Friday, April 07, 2006

Poetry Post

Two for one, March and April. Both by Rudyard Kipling:


In the Neolithic Age savage warfare did I wage
For food and fame and woolly horses' pelt;
I was singer to my clan in that dim, red Dawn of Man,
And I sang of all we fought and feared and felt.

Yea, I sang as now I sing, when the Prehistoric spring
Made the piled Biscayan ice-pack split and shove;
And the troll and gnome and dwerg, and the Gods of Cliff and Berg
Were about me and beneath me and above.

But a rival, of Solutré, told the tribe my style was ~outré~ --
'Neath a tomahawk of diorite he fell.
And I left my views on Art, barbed and tanged, below the heart
Of a mammothistic etcher at Grenelle.

Then I stripped them, scalp from skull, and my hunting dogs fed full,
And their teeth I threaded neatly on a thong;
And I wiped my mouth and said, "It is well that they are dead,
For I know my work is right and theirs was wrong."

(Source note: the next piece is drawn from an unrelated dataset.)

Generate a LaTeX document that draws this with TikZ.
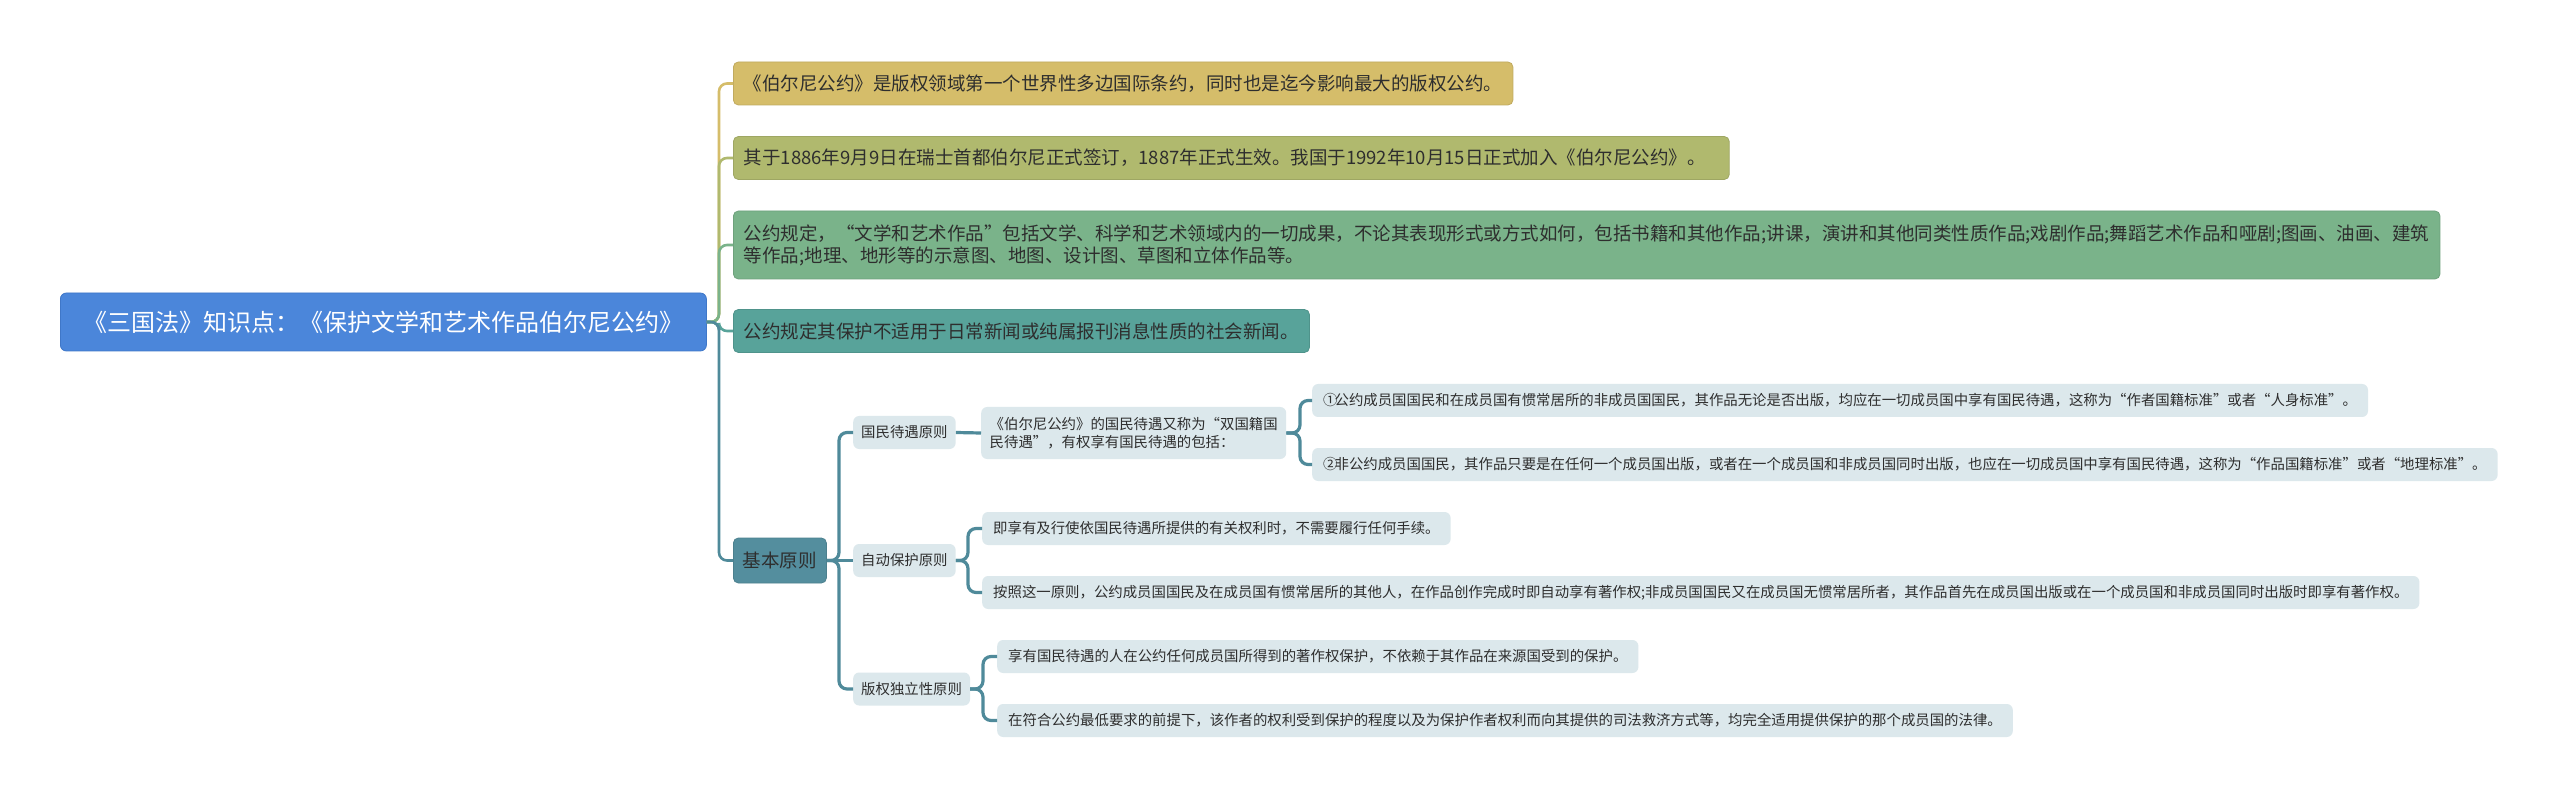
\documentclass[tikz,border=0pt]{standalone}
\usepackage{fontspec}
\setmainfont{Noto Sans CJK SC}
\definecolor{rootblue}{HTML}{4B86DA}
\definecolor{rootedge}{HTML}{3F77C8}
\definecolor{cA}{HTML}{D5BD6A}
\definecolor{cB}{HTML}{B0B96E}
\definecolor{cC}{HTML}{7AB38A}
\definecolor{cD}{HTML}{58A39A}
\definecolor{cE}{HTML}{548E9E}
\definecolor{lineE}{HTML}{4F8A9A}
\definecolor{light}{HTML}{DCE8EC}
\definecolor{txtdark}{HTML}{2E2E2E}
\begin{document}
\begin{tikzpicture}[x=1pt,y=-1pt]
\tikzset{
  rootbox/.style={anchor=west, rounded corners=6, fill=rootblue, draw=rootedge, line width=0.8,
    minimum height=58, inner xsep=23, inner ysep=0, text=white, font=\fontsize{24}{28}\selectfont},
  lvlone/.style={anchor=west, rounded corners=5, line width=0.8, minimum height=43,
    inner xsep=10.5, inner ysep=0, text=txtdark, align=left, font=\fontsize{18.5}{22}\selectfont},
  lvlthree/.style={anchor=west, rounded corners=6, fill=light, minimum height=33,
    inner xsep=8, inner ysep=0, text=txtdark, align=left, font=\fontsize{14.4}{18}\selectfont},
  leafbox/.style={lvlthree, inner xsep=11},
  connone/.style={line width=2.6, rounded corners=8},
  conntwo/.style={line width=3.2, rounded corners=8, draw=lineE},
}
\useasboundingbox (0,0) rectangle (2560,799);
\fill[white] (0,0) rectangle (2560,799);

% root
\node[rootbox] (root) at (60,322) {《三国法》知识点：《保护文学和艺术作品伯尔尼公约》};

% level 1
\node[lvlone, fill=cA, draw=cA!90!black] (n1) at (733,83.5) {《伯尔尼公约》是版权领域第一个世界性多边国际条约，同时也是迄今影响最大的版权公约。};
\node[lvlone, fill=cB, draw=cB!90!black] (n2) at (733,158) {其于1886年9月9日在瑞士首都伯尔尼正式签订，1887年正式生效。我国于1992年10月15日正式加入《伯尔尼公约》。\hspace{13pt}};
\node[lvlone, fill=cC, draw=cC!90!black, minimum height=68] (n3) at (733,245) {公约规定，“文学和艺术作品”包括文学、科学和艺术领域内的一切成果，不论其表现形式或方式如何，包括书籍和其他作品;讲课，演讲和其他同类性质作品;戏剧作品;舞蹈艺术作品和哑剧;图画、油画、建筑\hspace{6pt}\\等作品;地理、地形等的示意图、地图、设计图、草图和立体作品等。};
\node[lvlone, fill=cD, draw=cD!90!black] (n4) at (733,331) {公约规定其保护不适用于日常新闻或纯属报刊消息性质的社会新闻。};
\node[lvlone, fill=cE, draw=cE!90!black, minimum height=45, inner xsep=9.5] (n5) at (733,560.5) {基本原则};

% level 2 under 基本原则
\node[lvlthree] (p1) at (853,432.5) {国民待遇原则};
\node[lvlthree] (p2) at (853,560.5) {自动保护原则};
\node[lvlthree] (p3) at (853,689) {版权独立性原则};

% national treatment
\node[lvlthree, minimum height=52, inner xsep=8.5] (m1) at (981,433) {《伯尔尼公约》的国民待遇又称为“双国籍国\\民待遇”，有权享有国民待遇的包括：};
\node[leafbox] (a1) at (1312,400.5) {①\hspace{-3pt}公约成员国国民和在成员国有惯常居所的非成员国国民，其作品无论是否出版，均应在一切成员国中享有国民待遇，这称为“作者国籍标准”或者“人身标准”。};
\node[leafbox] (a2) at (1312,464.5) {②\hspace{-3pt}非公约成员国国民，其作品只要是在任何一个成员国出版，或者在一个成员国和非成员国同时出版，也应在一切成员国中享有国民待遇，这称为“作品国籍标准”或者“地理标准”。};

% automatic protection
\node[leafbox] (b1) at (982,528.5) {即享有及行使依国民待遇所提供的有关权利时，不需要履行任何手续。};
\node[leafbox] (b2) at (982,592.5) {按照这一原则，公约成员国国民及在成员国有惯常居所的其他人，在作品创作完成时即自动享有著作权;非成员国国民又在成员国无惯常居所者，其作品首先在成员国出版或在一个成员国和非成员国同时出版时即享有著作权。};

% independence
\node[leafbox] (c1) at (997,656.5) {享有国民待遇的人在公约任何成员国所得到的著作权保护，不依赖于其作品在来源国受到的保护。};
\node[leafbox] (c2) at (997,720.5) {在符合公约最低要求的前提下，该作者的权利受到保护的程度以及为保护作者权利而向其提供的司法救济方式等，均完全适用提供保护的那个成员国的法律。};

% coordinates for trunks
\coordinate (t0) at (719,322);

% level 1 connectors (outermost first)
\draw[connone, draw=cA] (root.east) -- (t0) -- (719,83.5) -- (n1.west);
\draw[connone, draw=cB] (root.east) -- (t0) -- (719,158) -- (n2.west);
\draw[connone, draw=cC] (root.east) -- (t0) -- (719,245) -- (n3.west);
\draw[connone, draw=cD] (root.east) -- (t0) -- (719,331) -- (n4.west);
\draw[connone, draw=lineE] (root.east) -- (t0) -- (719,560.5) -- (n5.west);

% level 2 connectors
\draw[conntwo] (n5.east) -- (839,560.5) -- (839,432.5) -- (p1.west);
\draw[conntwo] (n5.east) -- (839,560.5) -- (839,689) -- (p3.west);
\draw[conntwo] (n5.east) -- (p2.west);

% level 3 connectors
\draw[conntwo] (p1.east) -- (m1.west);
\draw[conntwo] (m1.east) -- (1300,433) -- (1300,400.5) -- (a1.west);
\draw[conntwo] (m1.east) -- (1300,433) -- (1300,464.5) -- (a2.west);
\draw[conntwo] (p2.east) -- (968,560.5) -- (968,528.5) -- (b1.west);
\draw[conntwo] (p2.east) -- (968,560.5) -- (968,592.5) -- (b2.west);
\draw[conntwo] (p3.east) -- (983,689) -- (983,656.5) -- (c1.west);
\draw[conntwo] (p3.east) -- (983,689) -- (983,720.5) -- (c2.west);
\end{tikzpicture}
\end{document}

But my Totem saw the shame; from his ridgepole shrine he came,
And he told me in a vision of the night: --
"There are nine and sixty ways of constructing tribal lays,
And every single one of them is right!"

. . . . .

Then the silence closed upon me till They put new clothing on me
Of whiter, weaker flesh and bone more frail;
And I stepped beneath Time's finger, once again a tribal singer
[And a minor poet certified by Tr--ll].

Still they skirmish to and fro, men my messmates on the snow,
When we headed off the aurochs turn for turn;
When the rich Allobrogenses never kept amanuenses,
And our only plots were piled in lakes at Berne.

Still a cultured Christian age sees us scuffle, squeak, and rage,
Still we pinch and slap and jabber, scratch and dirk;
Still we let our business slide -- as we dropped the half-dressed hide --
To show a fellow-savage how to work.

Still the world is wondrous large, -- seven seas from marge to marge, --
And it holds a vast of various kinds of man;
And the wildest dreams of Kew are the facts of Khatmandhu,
And the crimes of Clapham chaste in Martaban.

Here's my wisdom for your use, as I learned it when the moose
And the reindeer roared where Paris roars to-night: --
There are nine and sixty ways of constructing tribal lays,
And -- every -- single -- one -- of -- them -- is -- right!

(Sounds sorta anti-war for a guy who loved glory so much, huh? I wonder what the soldiers who are in Afghanistan right now would make of Ford O' Kabul River...)


Love and Death once ceased their strife
At the Tavern of Man's Life.
Called for wine, and threw -- alas! --
Each his quiver on the grass.
When the bout was o'er they found
Mingled arrows strewed the ground.
Hastily they gathered then
Each the loves and lives of men.
Ah, the fateful dawn deceived!
Mingled arrows each one sheaved;
Death's dread armoury was stored
With the shafts he most abhorred;
Love's light quiver groaned beneath
Venom-headed darts of Death.

Thus it was they wrought our woe
At the Tavern long ago.
Tell me, do our masters know,
Loosing blindly as they fly,
Old men love while young men die?


Andrew Gray said...

Back in third year, I went through an entire exam unable to get In The Neolithic Age out of my head. Worryingly, that was also one of the papers I did the best in...

Mary said...

What was it an exam in?

Andrew Gray said...

General Problems, which I think was a third-year course... hmm, still seems to be on the syllabus. "...problem solving using basic physics concepts". I'm sure you've encountered something similar at some point.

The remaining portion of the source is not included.